The Critical Concept: Approach Temperature
A key performance metric for a dry cooler is the Approach Temperature.
- Definition: How close the cooled process fluid temperature can get to the ambient air temperature.
- Formula: Approach Temperature = Outlet Fluid Temperature – Ambient Dry-Bulb Temperature
- Example: If the cooled fluid leaves the dryer at 95°F (35°C) and the outside air temperature is 85°F (29.4°C), the approach temperature is 10°F (5.6°C).
Why it matters: A smaller approach indicates a larger, more efficient (and more expensive) heat exchanger. Dry coolers can only cool the fluid to a temperature above the ambient dry-bulb temperature. This is their primary limitation compared to evaporative coolers (like cooling towers), which can cool to a temperature closer to the lower ambient wet-bulb temperature.
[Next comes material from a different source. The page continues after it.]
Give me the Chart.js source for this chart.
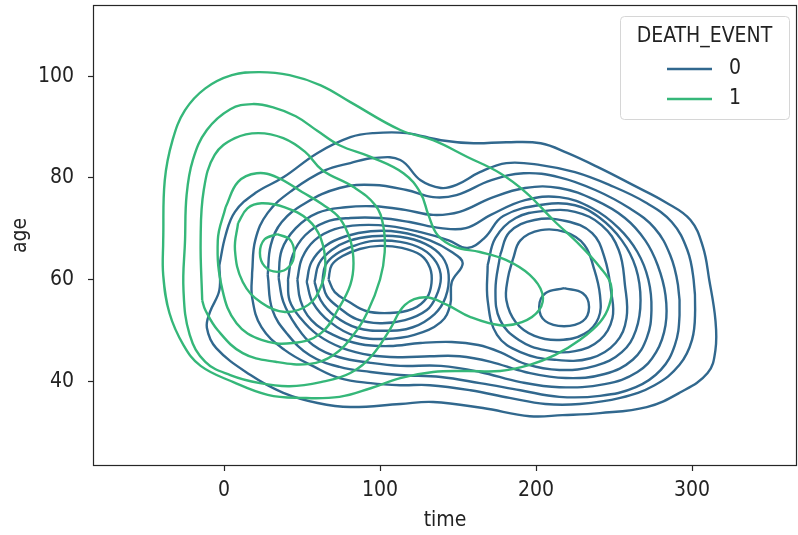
<!DOCTYPE html>
<html>
<head>
<meta charset="utf-8">
<script src="https://cdn.jsdelivr.net/npm/chart.js@4.4.1/dist/chart.umd.min.js"></script>
<style>
    html, body { margin: 0; padding: 0; background: #fff; }
</style>
</head>
<body>
<canvas id="kdeChart" width="798" height="535"></canvas>
<script>
// Axis setup
var timeRange = [-84, 367.3];
var ageRange = [23.3, 114];
var timeTicks = [0, 100, 200, 300];
var ageTicks = [40, 60, 80, 100];
var hueLabels = ['0', '1'];

// DEATH_EVENT = 1 contours (green), outer -> inner
var g1Time = [-39, -38, -33, -25, -12, 5, 23, 42, 62, 81, 113, 134, 156, 177, 194, 211, 228, 241, 248, 247, 241, 228, 212, 196, 177, 155, 134, 113, 94, 74, 49, 28, 6, -15, -26, -35, -39];
var g1Age = [67.7, 79.5, 87.4, 93.3, 97.6, 100.2, 100.8, 100.2, 98.2, 94.9, 89.4, 87.4, 84.1, 80.9, 77.0, 71.7, 66.8, 62.4, 59.0, 55.0, 51.6, 48.1, 45.1, 43.2, 42.0, 42.0, 41.8, 40.6, 38.6, 36.9, 36.7, 37.3, 39.8, 43.0, 47.1, 53.4, 60.9];

var g2Time = [-25, -24, -20, -11, 4, 18, 31, 46, 60, 74, 94, 115, 126, 131, 137, 148, 164, 181, 196, 204, 202, 191, 177, 158, 143, 129, 116, 106, 95, 81, 62, 42, 23, 4, -12, -22, -26];
var g2Age = [67.7, 76.6, 83.5, 89.4, 93.5, 94.5, 93.9, 92.1, 89.2, 86.4, 84.1, 80.9, 77.0, 72.7, 68.7, 66.4, 65.4, 63.8, 60.9, 57.3, 54.0, 51.6, 51.0, 52.6, 55.0, 56.5, 55.0, 50.0, 45.1, 41.6, 39.8, 39.0, 39.6, 41.2, 43.8, 49.1, 57.9];

var g3Time = [-14, -15, -13, -6, 7, 22, 38, 52, 63, 83, 97, 102, 103, 100, 92, 83, 70, 55, 33, 12, -4, -12];
var g3Age = [55.9, 67.7, 77.6, 84.5, 87.8, 88.8, 87.8, 85.1, 81.5, 78.2, 74.6, 70.7, 65.4, 60.0, 53.6, 49.1, 45.1, 43.4, 43.8, 45.5, 50.0, 54.0];

var g4Time = [1, 9, 21, 34, 50, 63, 74, 81, 83, 81, 74, 62, 44, 24, 8, -1, -4];
var g4Age = [74.2, 79.2, 80.9, 80.1, 77.2, 74.8, 72.1, 67.7, 63.2, 59.0, 54.6, 49.4, 47.5, 48.1, 51.4, 57.9, 67.7];

var g5Time = [9, 15, 24, 39, 54, 62, 65, 62, 54, 39, 24, 12, 7];
var g5Age = [71.1, 74.0, 75.0, 74.2, 71.7, 68.1, 62.8, 58.5, 55.0, 53.6, 55.4, 59.5, 65.8];

var g6Time = [34, 42, 45, 42, 34, 26, 23, 26];
var g6Age = [68.9, 67.9, 65.2, 62.6, 61.5, 62.6, 65.2, 67.9];

// DEATH_EVENT = 0 contours (blue); levels 1-6 wrap both peaks
var b1Time = [-3, 1, 7, 20, 38, 60, 81, 96, 117, 139, 160, 181, 203, 220, 241, 262, 283, 299, 307, 311, 315, 315, 310, 292, 271, 241, 217, 196, 166, 134, 113, 81, 60, 38, 17, -5, -11, -9, -3];
var b1Age = [62.8, 68.7, 73.3, 77.0, 80.1, 84.9, 88.0, 88.8, 88.8, 87.4, 86.8, 87.0, 86.8, 84.9, 81.9, 78.6, 75.2, 71.7, 66.4, 60.0, 52.0, 46.1, 41.6, 37.7, 34.9, 33.7, 33.3, 33.1, 34.7, 35.9, 35.5, 34.9, 35.7, 37.7, 41.2, 46.5, 50.5, 53.6, 57.9];

var b2Time = [18, 20, 28, 44, 65, 81, 96, 113, 126, 139, 149, 164, 181, 203, 225, 247, 270, 287, 297, 301, 302, 300, 292, 276, 254, 228, 206, 183, 158, 132, 113, 94, 74, 58, 39, 24, 18];
var b2Age = [61.3, 67.7, 73.1, 77.6, 81.5, 82.9, 83.9, 83.5, 79.5, 78.0, 78.6, 81.1, 82.9, 82.5, 81.1, 78.6, 75.2, 71.3, 65.8, 60.0, 54.0, 48.1, 43.2, 39.2, 36.7, 35.5, 35.5, 36.7, 38.2, 39.2, 39.2, 39.6, 40.6, 42.8, 46.1, 50.6, 56.5];

var b3Time = [28, 30, 37, 52, 74, 96, 117, 134, 149, 171, 192, 215, 238, 260, 276, 286, 291, 292, 289, 280, 264, 241, 215, 190, 164, 139, 113, 94, 74, 55, 41, 31];
var b3Age = [60.9, 66.8, 71.3, 75.0, 78.0, 78.6, 77.6, 76.2, 76.6, 79.5, 80.9, 80.1, 77.6, 74.0, 70.1, 64.8, 58.9, 53.0, 47.1, 42.2, 38.8, 37.1, 36.9, 38.2, 39.6, 40.8, 41.2, 41.8, 42.8, 45.1, 49.1, 54.0];

var b4Time = [35, 37, 46, 60, 78, 96, 116, 134, 151, 171, 193, 215, 238, 257, 270, 278, 283, 283, 277, 265, 244, 215, 190, 164, 139, 113, 94, 74, 57, 46, 38];
var b4Age = [60.3, 65.8, 70.1, 73.1, 74.2, 74.4, 73.7, 72.7, 73.3, 76.0, 78.0, 78.0, 75.6, 72.1, 67.7, 62.8, 56.9, 51.0, 45.7, 41.8, 39.4, 38.8, 39.8, 41.8, 43.0, 43.0, 43.6, 44.7, 47.1, 51.0, 55.6];

var b5Time = [41, 44, 52, 65, 81, 100, 119, 139, 155, 171, 193, 215, 236, 253, 265, 272, 274, 271, 262, 244, 219, 193, 171, 151, 132, 113, 94, 76, 60, 49, 42];
var b5Age = [60.0, 64.8, 68.7, 71.3, 72.1, 72.1, 71.3, 70.1, 70.1, 72.7, 75.6, 76.2, 74.0, 70.1, 65.4, 60.0, 54.0, 48.5, 44.2, 41.4, 40.6, 41.8, 43.8, 44.9, 44.9, 44.7, 45.1, 46.5, 49.1, 52.4, 55.9];

var b6Time = [47, 50, 58, 71, 87, 106, 126, 144, 156, 167, 179, 206, 225, 241, 255, 264, 267, 264, 255, 238, 215, 193, 177, 163, 146, 126, 106, 87, 70, 56, 49];
var b6Age = [60.0, 64.2, 67.7, 69.9, 70.7, 70.5, 69.3, 67.7, 66.2, 68.2, 72.5, 74.8, 74.6, 72.1, 67.7, 62.3, 55.9, 50.0, 45.7, 43.0, 42.2, 43.4, 45.7, 47.1, 47.7, 47.5, 46.9, 47.3, 49.1, 52.0, 55.9];

// levels 7-10 around the left peak (time ~100)
var b7aTime = [53, 56, 65, 78, 94, 113, 132, 146, 153, 146, 145, 139, 122, 103, 84, 68, 57];
var b7aAge = [59.5, 63.4, 66.6, 68.5, 69.5, 69.3, 67.7, 65.4, 63.2, 59.5, 55.0, 51.6, 49.1, 48.3, 48.9, 51.6, 55.4];
var b8aTime = [58, 61, 69, 80, 95, 113, 129, 140, 144, 142, 135, 121, 103, 85, 71, 62];
var b8aAge = [59.5, 63.2, 65.8, 67.6, 68.5, 68.4, 67.0, 64.4, 60.9, 56.5, 53.2, 50.6, 49.9, 50.5, 52.8, 55.9];
var b9aTime = [63, 65, 72, 83, 96, 113, 127, 136, 139, 136, 130, 116, 100, 85, 74, 66];
var b9aAge = [59.5, 62.8, 65.0, 66.6, 67.6, 67.4, 66.0, 63.4, 60.3, 56.7, 54.0, 52.0, 51.4, 52.2, 54.4, 56.7];
var b10aTime = [67, 69, 76, 87, 100, 114, 126, 132, 133, 130, 121, 106, 91, 80, 71];
var b10aAge = [60.0, 62.8, 64.6, 66.0, 66.6, 66.2, 64.8, 62.3, 59.3, 56.4, 54.2, 53.4, 53.8, 55.6, 57.5];

// levels 7-10 around the right peak (time ~215)
var b7bTime = [169, 174, 187, 206, 225, 242, 253, 257, 258, 251, 235, 212, 190, 175, 169];
var b7bAge = [62.8, 68.2, 72.1, 73.5, 73.3, 70.7, 65.8, 58.9, 52.4, 47.5, 44.5, 44.2, 45.7, 49.1, 55.9];
var b8bTime = [177, 183, 199, 219, 236, 244, 248, 249, 241, 225, 206, 189, 177, 174];
var b8bAge = [64.8, 69.3, 71.7, 71.5, 69.1, 64.2, 57.9, 52.4, 48.1, 45.9, 46.1, 48.1, 52.0, 57.9];
var b9bTime = [185, 190, 203, 219, 231, 237, 241, 240, 231, 215, 199, 187, 181, 182];
var b9bAge = [63.8, 67.7, 69.7, 69.3, 66.8, 62.3, 56.9, 52.4, 49.3, 48.1, 48.9, 51.6, 55.9, 60.3];
var b10bTime = [218, 230, 234, 230, 218, 206, 202, 206];
var b10bAge = [58.3, 57.3, 54.6, 51.8, 50.8, 51.8, 54.6, 57.3];

var blueColor = '#31688e';
var greenColor = '#35b779';

var greenLevels = [
    [g1Time, g1Age], [g2Time, g2Age], [g3Time, g3Age],
    [g4Time, g4Age], [g5Time, g5Age], [g6Time, g6Age]
];
var blueLevels = [
    [b1Time, b1Age], [b2Time, b2Age], [b3Time, b3Age], [b4Time, b4Age],
    [b5Time, b5Age], [b6Time, b6Age],
    [b7aTime, b7aAge], [b8aTime, b8aAge], [b9aTime, b9aAge], [b10aTime, b10aAge],
    [b7bTime, b7bAge], [b8bTime, b8bAge], [b9bTime, b9bAge], [b10bTime, b10bAge]
];

// turn a time/age pair of lists into a closed ring of points
function toRing(times, ages) {
    var pts = times.map(function (t, i) { return { x: t, y: ages[i] }; });
    pts.push(pts[0]);
    return pts;
}

function makeDataset(level, color, hue) {
    return {
        label: hue,
        data: toRing(level[0], level[1]),
        showLine: true,
        fill: false,
        borderColor: color,
        borderWidth: 2.4,
        pointRadius: 0,
        tension: 0.4
    };
}

var datasets = [];
// green first so it sits on top
greenLevels.forEach(function (lvl) { datasets.push(makeDataset(lvl, greenColor, hueLabels[1])); });
blueLevels.forEach(function (lvl) { datasets.push(makeDataset(lvl, blueColor, hueLabels[0])); });

var fontFamily = "'DejaVu Sans Condensed', 'DejaVu Sans', sans-serif";
var fontSize = 21;
Chart.defaults.font.family = fontFamily;
Chart.defaults.font.size = fontSize;
Chart.defaults.color = '#222';

// frame (all four spines) and the seaborn-style legend box
var frameAndLegend = {
    id: 'frameAndLegend',
    afterDraw: function (chart) {
        var ctx = chart.ctx;
        var area = chart.chartArea;
        ctx.save();
        ctx.strokeStyle = '#262626';
        ctx.lineWidth = 1.2;
        ctx.strokeRect(area.left + 0.5, area.top + 0.5, area.right - area.left - 1, area.bottom - area.top - 1);

        var boxW = 169, boxH = 103;
        var bx = area.right - 8 - boxW;
        var by = area.top + 11;
        ctx.beginPath();
        ctx.roundRect(bx + 0.5, by + 0.5, boxW, boxH, 4);
        ctx.fillStyle = 'rgba(255,255,255,0.8)';
        ctx.fill();
        ctx.strokeStyle = '#d6d6d6';
        ctx.lineWidth = 1;
        ctx.stroke();

        ctx.font = fontSize + 'px ' + fontFamily;
        ctx.fillStyle = '#222';
        ctx.textBaseline = 'middle';
        ctx.textAlign = 'center';
        ctx.fillText('DEATH_EVENT', bx + boxW / 2, by + 21);

        var colors = [blueColor, greenColor];
        hueLabels.forEach(function (lab, i) {
            var yy = by + 53 + i * 30;
            ctx.strokeStyle = colors[i];
            ctx.lineWidth = 2.4;
            ctx.beginPath();
            ctx.moveTo(bx + 47, yy);
            ctx.lineTo(bx + 92, yy);
            ctx.stroke();
            ctx.textAlign = 'left';
            ctx.fillStyle = '#222';
            ctx.fillText(lab, bx + 109, yy);
        });
        ctx.restore();
    }
};

var ctx = document.getElementById('kdeChart').getContext('2d');
var kdeChart = new Chart(ctx, {
    type: 'scatter',
    data: { datasets: datasets },
    options: {
        responsive: false,
        animation: false,
        devicePixelRatio: 1,
        layout: { padding: { top: 5, right: 1, left: 0, bottom: 0 } },
        plugins: {
            legend: { display: false },
            tooltip: { enabled: false }
        },
        scales: {
            x: {
                type: 'linear',
                min: timeRange[0],
                max: timeRange[1],
                afterFit: function (scale) {
                    scale.height = 69;
                    scale.paddingLeft = 0;
                    scale.paddingRight = 0;
                },
                afterBuildTicks: function (scale) {
                    scale.ticks = timeTicks.map(function (v) { return { value: v }; });
                },
                grid: { display: true, drawOnChartArea: false, drawTicks: true, tickLength: 5, tickColor: '#262626', tickWidth: 1.2 },
                border: { display: false },
                ticks: { padding: 7, maxRotation: 0, autoSkip: false, color: '#222' },
                title: { display: true, text: 'time', color: '#222', padding: { top: 0, bottom: 2 } }
            },
            y: {
                type: 'linear',
                min: ageRange[0],
                max: ageRange[1],
                afterFit: function (scale) {
                    scale.width = 93;
                    scale.paddingTop = 0;
                    scale.paddingBottom = 0;
                },
                afterBuildTicks: function (scale) {
                    scale.ticks = ageTicks.map(function (v) { return { value: v }; });
                },
                grid: { display: true, drawOnChartArea: false, drawTicks: true, tickLength: 5, tickColor: '#262626', tickWidth: 1.2 },
                border: { display: false },
                ticks: { padding: 14, autoSkip: false, color: '#222' },
                title: { display: true, text: 'age', color: '#222', padding: { top: 8, bottom: 0 } }
            }
        }
    },
    plugins: [frameAndLegend]
});
</script>
</body>
</html>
Principle in Action: Fan Control
The principle of heat transfer drives the control systems:
- On/Off or Staging: Multiple fans can be turned on or off in stages based on fluid temperature.
Variable Frequency Drive (VFD): This is the most efficient method. The fan speed is modulated based on the temperature of the returning process fluid. As the ambient air gets cooler (e.g., at night or in winter), the fans slow down, saving significant energy.
- Conversely, on a hot day, they run at full speed to maximize airflow and heat rejection.